I took so much away from that relationship. We were golden boys, the two of us, floating effortlessly on a swirl of artists in the gay community in the thriving dance/theater/music scene of New York City. 

It was during those years with Drew that my lifestyle graduated from unknown starving artist to “privileged poor”. We were young men with good educations, creative and dynamic in our energy, ready to jump on opportunities of all kinds, and attractive to both men and women of all ages. The two of us together were a social power couple. And yet we had no money. We earned practically nothing. We saved nothing. We lived on the edge, and always shared whatever apartment we were in with at least one other roommate. But we were privileged in our contacts, in our opportunities, and in our lifestyle. 

As I look back, I realize with astonishment that I was earning, and then living on less than $3000 a year in New York City. Our parents were certainly a safety net, but didn’t support us. I do thank my dad, even though he was never able to understand my impulse to be an artist, for steeping me in the skills of thrift that let me enjoy a lifestyle like that without any real financial means. 

Perhaps the most remarkable thing about my relationship with Drew, was that, to us, it did not seem remarkable at all. It felt natural and right to both of us. It was simply real, and we submerged ourselves in it. It happened in the middle of a swirl of artists, in the middle of a new phenomenon of social expansion, amidst a thriving culture of openness and exploration. We exemplified it all, but rarely took notice of how extraordinary the opportunity was. 

By being together during those years, by living together, and sharing everything with each other, we may also have helped save each other's lives. Neither of us became HIV-positive, and for many years I believed it was largely a result of both of us having grounded our sex lives in a lived, embodied spirituality. This sort of naive 

and magical thinking has often been my sail, carrying me over choppy waters and through stormy seas. 

Even now, through less rosy colored lenses, I can see this was a life-altering relationship. And the way I danced out my grief at its ending built a strength of character I didn’t know I had. 

Three decades later, I sent an early draft of this story off to Drew, living with his husband in upstate NY. I received this in reply. 

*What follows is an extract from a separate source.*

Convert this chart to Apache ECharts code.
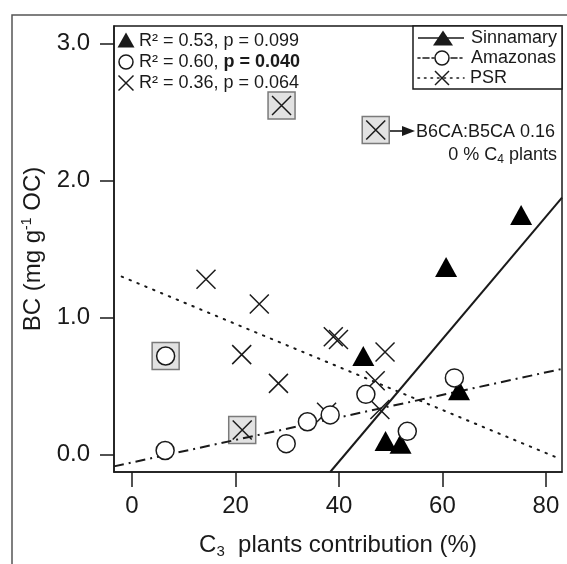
<!DOCTYPE html>
<html>
<head>
<meta charset="utf-8">
<script src="https://cdn.jsdelivr.net/npm/echarts@6/dist/echarts.min.js"></script>
<style>
  html, body { margin: 0; padding: 0; background: #fff; }
  #chart { width: 567px; height: 564px; }
</style>
</head>
<body>
<div id="chart"></div>
<script>
// tick values
const xTicks = [0, 20, 40, 60, 80];
const yTicks = [0, 1, 2, 3];

// C3 contribution (%), BC (mg/g OC)
const sinnamary = [[44.7, 0.72], [49.0, 0.10], [51.9, 0.08], [60.7, 1.37], [63.2, 0.47], [75.2, 1.75]];
const amazonas = [[6.4, 0.03], [6.5, 0.72], [29.8, 0.08], [33.9, 0.24], [38.3, 0.29], [45.2, 0.44], [53.2, 0.17], [62.3, 0.56]];
const psr = [[28.9, 2.55], [47.1, 2.37], [21.3, 0.18], [14.3, 1.28], [24.6, 1.10], [21.2, 0.73], [28.3, 0.52],
  [38.9, 0.86], [39.9, 0.84], [48.9, 0.75], [47.0, 0.54], [47.9, 0.33], [37.6, 0.31]];
// highlighted samples (grey boxes)
const boxed = [[6.5, 0.72], [28.9, 2.55], [47.1, 2.37], [21.3, 0.18]];

// regression lines (end points)
const sinFit = [[38.3, -0.127], [83.1, 1.877]];
const amaFit = [[-3.48, -0.086], [83.1, 0.626]];
const psrFit = [[-2.0, 1.30], [82.0, -0.02]];

const FONT = 'Liberation Sans, Arial, Helvetica, sans-serif';
const INK = '#1a1a1a';
const CROSS = 'path://M0,0L10,10M10,0L0,10';

const chart = echarts.init(document.getElementById('chart'));

const txt = (x, y, text, extra) => Object.assign({
  type: 'text', x: x, y: y,
  style: { text: text, fill: INK, font: '18px ' + FONT, textVerticalAlign: 'middle' }
}, extra || {});
const cross = (cx, cy, h) => ({
  type: 'group', children: [
    { type: 'line', shape: { x1: cx - h, y1: cy - h, x2: cx + h, y2: cy + h }, style: { stroke: INK, lineWidth: 1.5 } },
    { type: 'line', shape: { x1: cx + h, y1: cy - h, x2: cx - h, y2: cy + h }, style: { stroke: INK, lineWidth: 1.5 } }
  ]
});
const tri = (cx, cy, w, h) => ({
  type: 'polygon', shape: { points: [[cx, cy - h / 2], [cx + w / 2, cy + h / 2], [cx - w / 2, cy + h / 2]] },
  style: { fill: INK }
});
const circ = (cx, cy, r) => ({
  type: 'circle', shape: { cx: cx, cy: cy, r: r }, style: { fill: '#fff', stroke: INK, lineWidth: 1.5 }
});
const seg = (x1, y1, x2, y2, dash) => ({
  type: 'line', shape: { x1: x1, y1: y1, x2: x2, y2: y2 },
  style: { stroke: INK, lineWidth: 1.6, lineDash: dash || null, lineCap: dash && dash[0] <= 2 ? 'round' : 'butt' }
});

chart.setOption({
  animation: false,
  backgroundColor: '#fff',
  grid: { left: 114, top: 26, right: 5, bottom: 88.5, show: true, borderColor: INK, borderWidth: 1.5 },
  xAxis: {
    type: 'value', min: -3.48, max: 83.1,
    name: 'C{sub|3}  plants contribution (%)', nameLocation: 'middle', nameGap: 60,
    nameTextStyle: {
      color: INK, fontFamily: FONT, fontSize: 24,
      rich: { sub: { fontSize: 15, verticalAlign: 'bottom', padding: [12, 0, 0, 0], fontFamily: FONT, color: INK } }
    },
    splitLine: { show: false },
    axisLine: { show: true, onZero: false, lineStyle: { color: INK, width: 1.5 } },
    axisTick: { show: true, length: 15, lineStyle: { color: INK, width: 1.5 }, customValues: xTicks },
    axisLabel: { color: INK, fontFamily: FONT, fontSize: 24, margin: 22, customValues: xTicks }
  },
  yAxis: {
    type: 'value', min: -0.127, max: 3.13,
    name: 'BC (mg g{sup|-1} OC)', nameLocation: 'middle', nameGap: 68, nameRotate: 90,
    nameTextStyle: {
      color: INK, fontFamily: FONT, fontSize: 24,
      rich: { sup: { fontSize: 14, verticalAlign: 'top', padding: [0, 0, 12, 0], fontFamily: FONT, color: INK } }
    },
    splitLine: { show: false },
    axisLine: { show: true, onZero: false, lineStyle: { color: INK, width: 1.5 } },
    axisTick: { show: true, length: 14, lineStyle: { color: INK, width: 1.5 }, customValues: yTicks },
    axisLabel: { color: INK, fontFamily: FONT, fontSize: 24, margin: 24, customValues: yTicks,
      formatter: v => v.toFixed(1) }
  },
  series: [
    { type: 'scatter', data: boxed, symbol: 'rect', symbolSize: 27, z: 1,
      itemStyle: { color: '#e2e2e2', borderColor: '#7a7a7a', borderWidth: 1.5, opacity: 1 } },
    { type: 'line', data: sinFit, showSymbol: false, z: 2, lineStyle: { color: INK, width: 2 } },
    { type: 'line', data: amaFit, showSymbol: false, z: 2, lineStyle: { color: INK, width: 2, type: [10, 5, 2, 5] } },
    { type: 'line', data: psrFit, showSymbol: false, z: 2, lineStyle: { color: INK, width: 2, type: [1.5, 7], cap: 'round' } },
    { type: 'scatter', name: 'PSR', data: psr, symbol: CROSS, symbolSize: 19, z: 3,
      itemStyle: { color: 'rgba(0,0,0,0)', borderColor: INK, borderWidth: 1.5, opacity: 1 } },
    { type: 'scatter', name: 'Sinnamary', data: sinnamary, symbol: 'triangle', symbolSize: [22, 20], z: 4,
      itemStyle: { color: '#000', opacity: 1 } },
    { type: 'scatter', name: 'Amazonas', data: amazonas, symbol: 'circle', symbolSize: 18, z: 5,
      itemStyle: { color: '#fff', borderColor: INK, borderWidth: 1.5, opacity: 1 } }
  ],
  graphic: [
    // outer frame
    { type: 'rect', silent: true, shape: { x: 12, y: 15, width: 620, height: 620 },
      style: { fill: 'none', stroke: '#555', lineWidth: 1.5 } },
    // statistics, top left
    tri(126, 40, 17, 15), txt(139, 41, 'R² = 0.53, p = 0.099'),
    circ(126, 62, 7), txt(139, 62, '{a|R² = 0.60, }{b|p = 0.040}', {
      style: { text: '{a|R² = 0.60, }{b|p = 0.040}', fill: INK, textVerticalAlign: 'middle',
        rich: { a: { fontSize: 18, fontFamily: FONT, color: INK }, b: { fontSize: 18, fontFamily: FONT, fontWeight: 'bold', color: INK } } }
    }),
    cross(126, 83, 7.5), txt(139, 83, 'R² = 0.36, p = 0.064'),
    // legend, top right
    { type: 'rect', shape: { x: 413, y: 26, width: 149, height: 63 }, style: { fill: '#fff', stroke: INK, lineWidth: 1.5 } },
    seg(418, 38, 464, 38), tri(443, 38, 20, 15), txt(471, 38, 'Sinnamary'),
    seg(418, 58, 464, 58, [2, 3, 6, 3]), circ(442, 58, 7), txt(471, 58, 'Amazonas'),
    seg(418, 78, 464, 78, [1.5, 5]), cross(442, 78, 7), txt(470, 78, 'PSR'),
    // annotation
    seg(390, 131, 405, 131), { type: 'polygon', shape: { points: [[415, 131], [402, 126], [402, 136]] }, style: { fill: INK } },
    txt(416, 132, 'B6CA:B5CA 0.16'),
    { type: 'text', x: 557, y: 155, style: {
      text: '0 % C{s|4} plants', fill: INK, textAlign: 'right', textVerticalAlign: 'middle',
      rich: { s: { fontSize: 12, fontFamily: FONT, color: INK, padding: [10, 0, 0, 0] } },
      font: '18px ' + FONT } }
  ]
});
</script>
</body>
</html>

Our meeting and early times together were exactly as you described. Very caught up in a stunningly magnetic physical/psychical/spiritual bonding that, however, had its grounding in sex. How great that time was, and I will always cherish it. 

I remember feeling a great sense of freedom in our time together. Perhaps it had something to do with what you spoke of when you mentioned that we really didn't have any money, but we were very rich in experiences and friends. Remember that amazing birthday party on my 30th in our apartment when more than 100 people squashed into it? And you spoke of yourself as naive, but I remember feeling utterly naive when you took me up for that first dance piece of yours that I saw (with Geoff Wright's music) at Tanglewood. Then going with you to Aix, and our subsequent trip to Corsica -- sleeping on beeches. How beautiful some of those times were! 

I don't think I ever appreciated how deserted you felt in my moving toward early music! I'm not sure I realized I was doing that, because it seemed like the natural outcome of my life's work up to that point. I've always considered myself a musician first, a singer second. It's funny, because most of the workshop teaching I do now is about acting for singers. I am teaching that with a lot of movement, and my first movement training was with you, my dear. I remember being very moved by watching you dance. You used to say to me that I had more the body of a dancer, but I never had the confidence in that. 

I spent some time asking myself what the uppermost emotion I remember from that time, and part of what came to me was "innocence"! I felt like we were two innocents exploring sex and connection with each other to the utmost. It's a very special relationship. I will never have it with another (and indeed, never have had).”